◆ INPUT MATERIAL ◆
★ ★ ★ ★ ★
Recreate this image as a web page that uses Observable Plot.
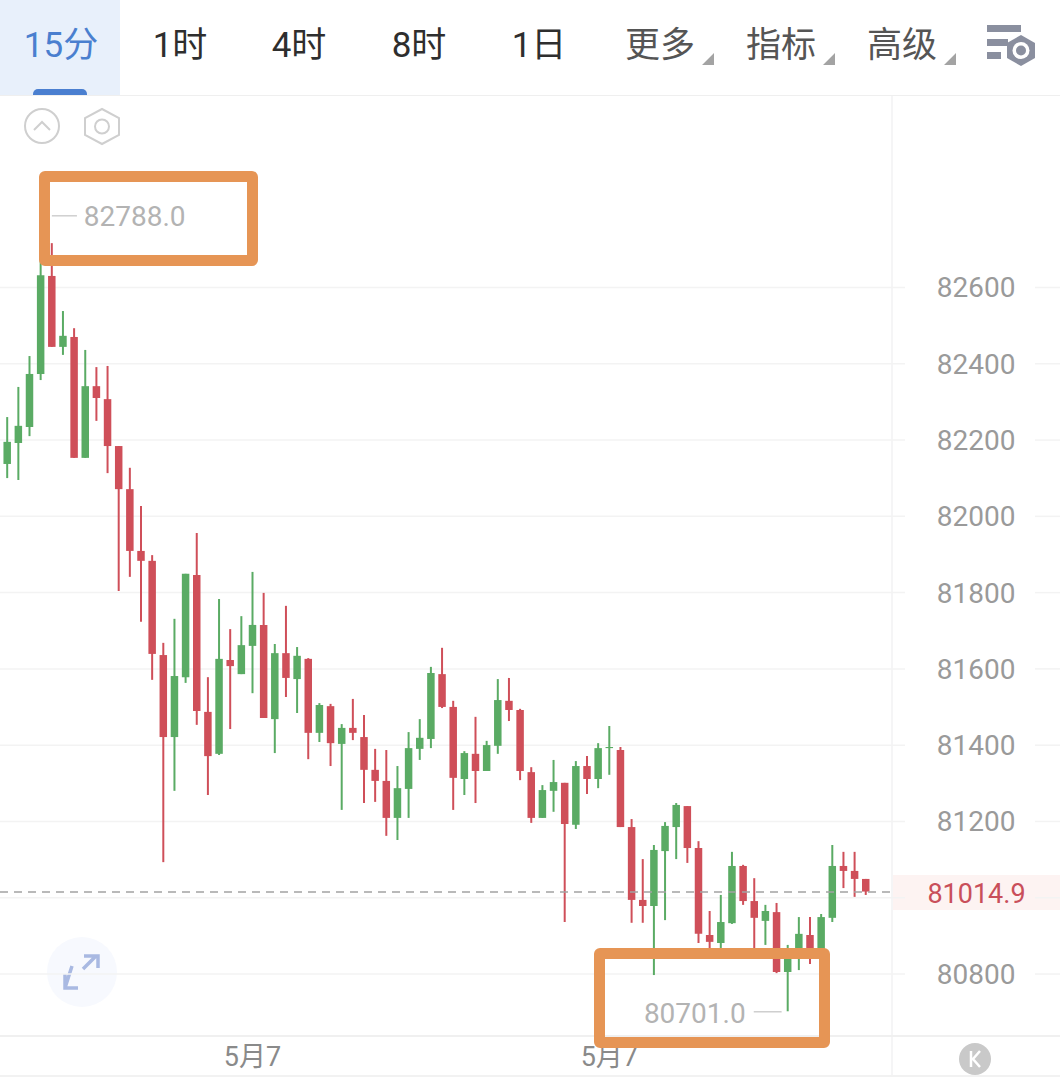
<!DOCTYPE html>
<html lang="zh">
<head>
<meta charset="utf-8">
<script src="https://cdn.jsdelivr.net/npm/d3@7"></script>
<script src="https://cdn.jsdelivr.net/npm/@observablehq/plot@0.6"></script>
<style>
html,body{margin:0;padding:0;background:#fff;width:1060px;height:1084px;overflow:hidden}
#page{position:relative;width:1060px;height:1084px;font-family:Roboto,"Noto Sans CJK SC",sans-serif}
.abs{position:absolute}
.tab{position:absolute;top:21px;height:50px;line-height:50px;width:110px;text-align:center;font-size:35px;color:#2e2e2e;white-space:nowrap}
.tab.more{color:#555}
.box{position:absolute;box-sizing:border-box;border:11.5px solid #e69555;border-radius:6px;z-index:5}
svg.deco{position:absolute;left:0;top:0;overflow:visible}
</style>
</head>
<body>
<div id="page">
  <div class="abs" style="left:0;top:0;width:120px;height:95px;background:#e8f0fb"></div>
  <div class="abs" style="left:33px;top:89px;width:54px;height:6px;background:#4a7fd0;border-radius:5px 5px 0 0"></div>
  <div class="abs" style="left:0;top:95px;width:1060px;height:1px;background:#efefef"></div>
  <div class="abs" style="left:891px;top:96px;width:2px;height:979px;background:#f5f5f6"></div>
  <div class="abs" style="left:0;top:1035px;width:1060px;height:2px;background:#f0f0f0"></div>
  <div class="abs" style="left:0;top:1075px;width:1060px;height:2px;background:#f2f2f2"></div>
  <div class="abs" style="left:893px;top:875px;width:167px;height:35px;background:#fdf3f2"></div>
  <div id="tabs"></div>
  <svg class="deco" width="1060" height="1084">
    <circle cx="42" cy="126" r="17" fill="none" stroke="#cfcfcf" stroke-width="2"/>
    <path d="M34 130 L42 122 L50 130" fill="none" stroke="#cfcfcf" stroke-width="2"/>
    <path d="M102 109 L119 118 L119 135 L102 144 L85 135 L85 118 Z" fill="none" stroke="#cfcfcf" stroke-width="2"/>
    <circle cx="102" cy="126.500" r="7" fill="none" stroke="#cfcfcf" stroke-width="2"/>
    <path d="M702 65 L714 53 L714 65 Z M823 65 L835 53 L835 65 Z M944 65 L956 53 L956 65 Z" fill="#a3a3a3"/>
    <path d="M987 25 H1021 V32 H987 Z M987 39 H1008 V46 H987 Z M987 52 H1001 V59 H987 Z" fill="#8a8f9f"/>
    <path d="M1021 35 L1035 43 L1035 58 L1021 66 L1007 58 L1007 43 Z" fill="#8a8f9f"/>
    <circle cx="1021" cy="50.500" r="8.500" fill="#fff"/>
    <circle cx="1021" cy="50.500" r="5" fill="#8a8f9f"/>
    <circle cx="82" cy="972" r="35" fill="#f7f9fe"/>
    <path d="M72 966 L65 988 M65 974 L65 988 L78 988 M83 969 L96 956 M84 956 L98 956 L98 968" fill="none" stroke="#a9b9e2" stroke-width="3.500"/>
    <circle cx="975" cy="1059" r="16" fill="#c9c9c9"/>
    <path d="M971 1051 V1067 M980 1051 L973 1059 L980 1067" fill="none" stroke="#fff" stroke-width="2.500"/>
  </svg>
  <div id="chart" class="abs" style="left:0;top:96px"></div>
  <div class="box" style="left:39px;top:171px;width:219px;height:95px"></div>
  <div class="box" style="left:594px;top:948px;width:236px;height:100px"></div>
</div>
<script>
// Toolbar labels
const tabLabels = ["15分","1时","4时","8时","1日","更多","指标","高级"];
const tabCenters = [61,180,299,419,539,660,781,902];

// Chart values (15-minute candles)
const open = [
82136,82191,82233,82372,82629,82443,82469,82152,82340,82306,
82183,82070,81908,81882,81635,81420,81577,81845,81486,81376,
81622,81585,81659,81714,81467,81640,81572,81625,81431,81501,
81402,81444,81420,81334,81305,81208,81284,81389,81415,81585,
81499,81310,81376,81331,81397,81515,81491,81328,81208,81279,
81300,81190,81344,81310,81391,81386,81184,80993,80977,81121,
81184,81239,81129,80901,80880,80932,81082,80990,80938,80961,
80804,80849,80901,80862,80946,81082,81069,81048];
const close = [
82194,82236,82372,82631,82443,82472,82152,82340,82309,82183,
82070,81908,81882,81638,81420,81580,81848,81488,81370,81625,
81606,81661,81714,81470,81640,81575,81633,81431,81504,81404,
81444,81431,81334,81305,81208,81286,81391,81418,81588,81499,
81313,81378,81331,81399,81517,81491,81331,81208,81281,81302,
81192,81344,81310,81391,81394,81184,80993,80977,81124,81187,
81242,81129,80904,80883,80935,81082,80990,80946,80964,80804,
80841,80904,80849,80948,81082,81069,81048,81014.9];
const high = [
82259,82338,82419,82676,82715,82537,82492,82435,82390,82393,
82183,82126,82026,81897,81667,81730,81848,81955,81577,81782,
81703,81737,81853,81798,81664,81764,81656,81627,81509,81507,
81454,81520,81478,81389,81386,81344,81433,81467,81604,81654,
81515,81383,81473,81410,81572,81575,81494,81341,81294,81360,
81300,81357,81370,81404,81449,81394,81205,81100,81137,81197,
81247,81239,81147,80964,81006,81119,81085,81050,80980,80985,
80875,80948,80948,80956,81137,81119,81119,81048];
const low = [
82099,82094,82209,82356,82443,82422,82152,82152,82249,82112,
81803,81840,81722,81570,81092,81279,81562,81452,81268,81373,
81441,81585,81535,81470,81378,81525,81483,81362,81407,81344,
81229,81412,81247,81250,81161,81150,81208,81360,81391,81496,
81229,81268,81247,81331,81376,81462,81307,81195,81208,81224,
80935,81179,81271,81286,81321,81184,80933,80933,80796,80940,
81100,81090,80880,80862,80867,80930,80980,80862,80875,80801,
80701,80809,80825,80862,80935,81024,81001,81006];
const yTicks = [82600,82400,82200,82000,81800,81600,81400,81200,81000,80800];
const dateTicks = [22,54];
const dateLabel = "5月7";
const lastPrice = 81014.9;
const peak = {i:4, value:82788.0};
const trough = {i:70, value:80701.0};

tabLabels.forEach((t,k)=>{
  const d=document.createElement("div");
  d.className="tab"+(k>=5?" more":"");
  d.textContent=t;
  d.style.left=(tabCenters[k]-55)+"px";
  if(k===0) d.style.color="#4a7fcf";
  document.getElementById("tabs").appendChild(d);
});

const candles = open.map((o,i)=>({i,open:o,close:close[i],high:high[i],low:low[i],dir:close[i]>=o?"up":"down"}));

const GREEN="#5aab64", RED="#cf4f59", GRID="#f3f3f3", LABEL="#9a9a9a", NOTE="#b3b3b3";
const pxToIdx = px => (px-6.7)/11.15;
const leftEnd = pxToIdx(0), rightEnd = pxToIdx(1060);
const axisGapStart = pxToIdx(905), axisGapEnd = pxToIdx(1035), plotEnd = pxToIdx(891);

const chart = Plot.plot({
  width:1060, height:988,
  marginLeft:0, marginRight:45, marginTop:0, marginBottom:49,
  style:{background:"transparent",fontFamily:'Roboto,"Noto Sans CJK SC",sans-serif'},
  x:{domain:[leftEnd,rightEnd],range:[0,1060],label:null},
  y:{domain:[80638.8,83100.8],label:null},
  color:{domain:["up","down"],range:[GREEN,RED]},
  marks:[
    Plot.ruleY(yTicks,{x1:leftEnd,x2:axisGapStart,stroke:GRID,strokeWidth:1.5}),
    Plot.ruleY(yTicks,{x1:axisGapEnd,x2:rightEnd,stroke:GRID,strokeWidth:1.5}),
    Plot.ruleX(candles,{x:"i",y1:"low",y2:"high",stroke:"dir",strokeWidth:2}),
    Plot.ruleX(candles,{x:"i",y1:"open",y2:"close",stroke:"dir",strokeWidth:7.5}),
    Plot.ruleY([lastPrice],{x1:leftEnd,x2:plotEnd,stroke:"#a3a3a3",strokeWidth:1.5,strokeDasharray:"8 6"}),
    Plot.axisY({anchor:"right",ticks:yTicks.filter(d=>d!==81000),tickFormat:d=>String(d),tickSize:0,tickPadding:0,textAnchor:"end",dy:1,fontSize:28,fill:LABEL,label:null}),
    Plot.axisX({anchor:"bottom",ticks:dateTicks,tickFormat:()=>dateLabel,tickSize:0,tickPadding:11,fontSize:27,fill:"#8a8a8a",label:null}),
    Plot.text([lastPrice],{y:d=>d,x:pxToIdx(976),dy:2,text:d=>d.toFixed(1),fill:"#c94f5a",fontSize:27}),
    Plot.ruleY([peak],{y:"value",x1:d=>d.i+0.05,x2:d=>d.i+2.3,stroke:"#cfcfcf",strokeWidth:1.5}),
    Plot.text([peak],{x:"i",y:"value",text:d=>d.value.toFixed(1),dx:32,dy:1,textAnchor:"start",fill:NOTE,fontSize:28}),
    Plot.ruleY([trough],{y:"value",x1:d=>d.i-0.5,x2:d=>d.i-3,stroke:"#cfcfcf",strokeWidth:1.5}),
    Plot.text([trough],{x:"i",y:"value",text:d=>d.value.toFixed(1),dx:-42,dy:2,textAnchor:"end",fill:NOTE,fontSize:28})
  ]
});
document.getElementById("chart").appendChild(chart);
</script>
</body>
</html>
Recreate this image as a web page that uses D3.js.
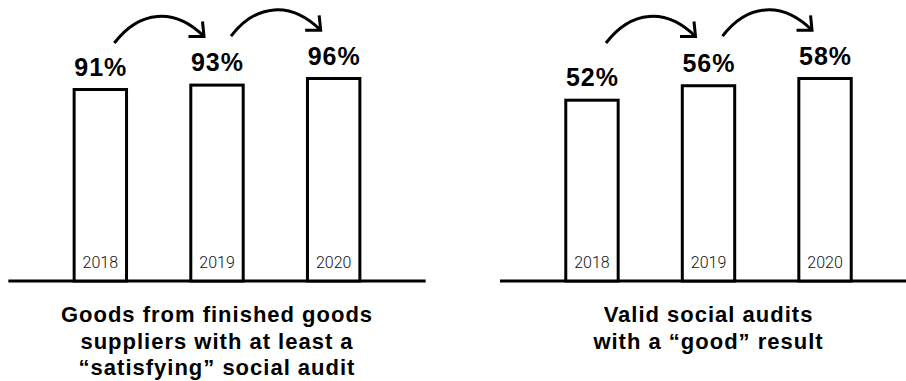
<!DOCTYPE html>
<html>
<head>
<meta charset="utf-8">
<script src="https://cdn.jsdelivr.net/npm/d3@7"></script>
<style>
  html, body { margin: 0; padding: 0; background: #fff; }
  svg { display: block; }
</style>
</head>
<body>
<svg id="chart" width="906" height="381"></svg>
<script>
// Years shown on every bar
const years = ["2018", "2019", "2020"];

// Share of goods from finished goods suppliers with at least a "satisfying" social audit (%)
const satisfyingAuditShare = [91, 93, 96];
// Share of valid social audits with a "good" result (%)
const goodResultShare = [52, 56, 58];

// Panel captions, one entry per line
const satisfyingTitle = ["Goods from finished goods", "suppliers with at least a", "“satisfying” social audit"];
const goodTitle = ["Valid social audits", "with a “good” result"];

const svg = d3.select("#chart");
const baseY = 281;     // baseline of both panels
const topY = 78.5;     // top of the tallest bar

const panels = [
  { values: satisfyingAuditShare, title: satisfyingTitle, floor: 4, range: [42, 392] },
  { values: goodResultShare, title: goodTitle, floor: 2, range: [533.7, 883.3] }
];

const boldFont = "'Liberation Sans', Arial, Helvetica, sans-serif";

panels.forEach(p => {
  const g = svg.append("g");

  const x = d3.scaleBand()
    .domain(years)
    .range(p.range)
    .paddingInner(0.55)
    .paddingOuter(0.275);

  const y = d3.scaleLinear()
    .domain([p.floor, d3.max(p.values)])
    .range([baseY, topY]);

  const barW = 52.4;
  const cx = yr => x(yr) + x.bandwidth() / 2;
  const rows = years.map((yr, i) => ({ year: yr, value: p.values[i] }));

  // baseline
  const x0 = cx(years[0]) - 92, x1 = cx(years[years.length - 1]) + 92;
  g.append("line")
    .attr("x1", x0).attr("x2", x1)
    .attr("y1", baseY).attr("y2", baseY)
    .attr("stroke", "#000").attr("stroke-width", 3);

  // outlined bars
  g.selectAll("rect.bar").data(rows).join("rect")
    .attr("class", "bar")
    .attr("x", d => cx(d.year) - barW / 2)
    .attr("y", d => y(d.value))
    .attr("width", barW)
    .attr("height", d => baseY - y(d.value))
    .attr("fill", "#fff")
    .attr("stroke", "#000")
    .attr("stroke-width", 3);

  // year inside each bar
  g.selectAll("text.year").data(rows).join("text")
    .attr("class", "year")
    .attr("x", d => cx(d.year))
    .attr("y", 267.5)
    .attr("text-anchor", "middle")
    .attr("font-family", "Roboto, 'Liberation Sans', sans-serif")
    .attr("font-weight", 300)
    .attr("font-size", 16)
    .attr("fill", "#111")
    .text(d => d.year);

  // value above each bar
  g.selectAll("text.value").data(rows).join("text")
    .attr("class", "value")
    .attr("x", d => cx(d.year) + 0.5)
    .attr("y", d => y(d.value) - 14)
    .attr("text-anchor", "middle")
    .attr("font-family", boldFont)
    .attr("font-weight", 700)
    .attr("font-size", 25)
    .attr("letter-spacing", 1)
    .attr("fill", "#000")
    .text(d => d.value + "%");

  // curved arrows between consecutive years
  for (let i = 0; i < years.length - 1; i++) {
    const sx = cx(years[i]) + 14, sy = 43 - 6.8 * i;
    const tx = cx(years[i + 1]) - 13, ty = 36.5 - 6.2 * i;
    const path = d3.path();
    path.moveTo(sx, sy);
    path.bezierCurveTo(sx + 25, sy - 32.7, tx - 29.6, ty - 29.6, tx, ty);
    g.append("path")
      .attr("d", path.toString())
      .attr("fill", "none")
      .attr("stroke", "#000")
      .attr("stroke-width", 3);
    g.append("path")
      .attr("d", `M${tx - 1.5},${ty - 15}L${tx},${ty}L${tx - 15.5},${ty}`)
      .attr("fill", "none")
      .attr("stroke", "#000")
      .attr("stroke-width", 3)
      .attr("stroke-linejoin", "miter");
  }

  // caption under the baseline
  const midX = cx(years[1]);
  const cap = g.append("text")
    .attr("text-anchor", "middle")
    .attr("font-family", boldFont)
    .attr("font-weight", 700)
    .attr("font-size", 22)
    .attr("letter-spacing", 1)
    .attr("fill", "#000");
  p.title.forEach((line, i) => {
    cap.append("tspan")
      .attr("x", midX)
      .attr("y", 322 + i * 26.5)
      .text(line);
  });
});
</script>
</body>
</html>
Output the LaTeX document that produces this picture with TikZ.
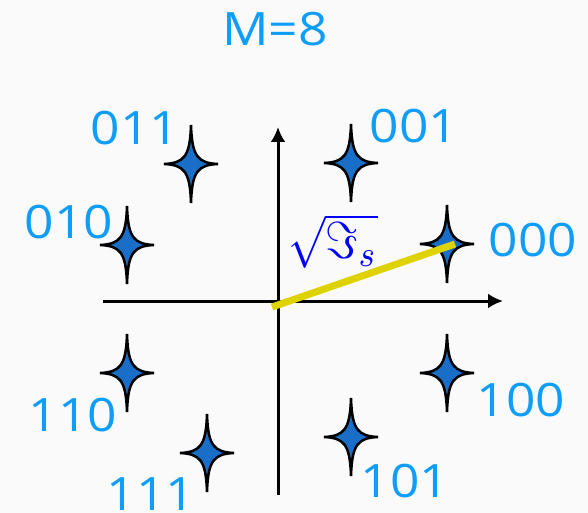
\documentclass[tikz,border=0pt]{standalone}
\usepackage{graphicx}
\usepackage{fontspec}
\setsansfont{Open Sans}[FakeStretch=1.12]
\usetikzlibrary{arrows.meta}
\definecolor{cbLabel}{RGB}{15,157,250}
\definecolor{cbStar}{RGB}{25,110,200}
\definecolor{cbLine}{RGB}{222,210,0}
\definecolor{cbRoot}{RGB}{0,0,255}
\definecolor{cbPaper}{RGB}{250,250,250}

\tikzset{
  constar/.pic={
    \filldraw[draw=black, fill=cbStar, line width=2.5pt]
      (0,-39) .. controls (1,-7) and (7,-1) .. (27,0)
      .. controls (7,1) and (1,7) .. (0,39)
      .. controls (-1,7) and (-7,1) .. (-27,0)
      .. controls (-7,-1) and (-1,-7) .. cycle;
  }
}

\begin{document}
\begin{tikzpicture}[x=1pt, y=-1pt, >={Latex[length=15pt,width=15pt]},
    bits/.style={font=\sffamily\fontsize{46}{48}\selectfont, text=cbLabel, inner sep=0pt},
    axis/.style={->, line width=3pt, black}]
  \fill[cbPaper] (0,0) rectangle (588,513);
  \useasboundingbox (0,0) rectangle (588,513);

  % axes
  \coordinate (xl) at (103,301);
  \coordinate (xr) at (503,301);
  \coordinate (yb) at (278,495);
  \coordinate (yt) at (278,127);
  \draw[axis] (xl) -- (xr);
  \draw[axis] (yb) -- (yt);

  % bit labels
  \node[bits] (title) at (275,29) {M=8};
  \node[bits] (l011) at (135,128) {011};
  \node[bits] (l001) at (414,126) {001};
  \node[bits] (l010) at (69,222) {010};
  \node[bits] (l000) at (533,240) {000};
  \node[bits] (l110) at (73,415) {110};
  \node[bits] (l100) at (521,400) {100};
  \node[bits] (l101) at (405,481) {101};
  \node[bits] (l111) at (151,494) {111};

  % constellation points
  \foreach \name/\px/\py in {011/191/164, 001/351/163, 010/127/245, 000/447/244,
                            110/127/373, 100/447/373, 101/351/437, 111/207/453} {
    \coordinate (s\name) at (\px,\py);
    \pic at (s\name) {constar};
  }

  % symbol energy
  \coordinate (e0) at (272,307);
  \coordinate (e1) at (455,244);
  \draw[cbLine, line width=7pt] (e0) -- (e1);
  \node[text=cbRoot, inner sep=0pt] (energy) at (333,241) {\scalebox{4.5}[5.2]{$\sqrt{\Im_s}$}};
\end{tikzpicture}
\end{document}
★ ★ ★ ★ ★
◆ OBJECTIVE ◆
Every line holding "uses" should be copied out.

◆ EXERCISE SOLUTION ◆
Recreate this image as a web page that uses Observable Plot.
Recreate this image as a web page that uses D3.js.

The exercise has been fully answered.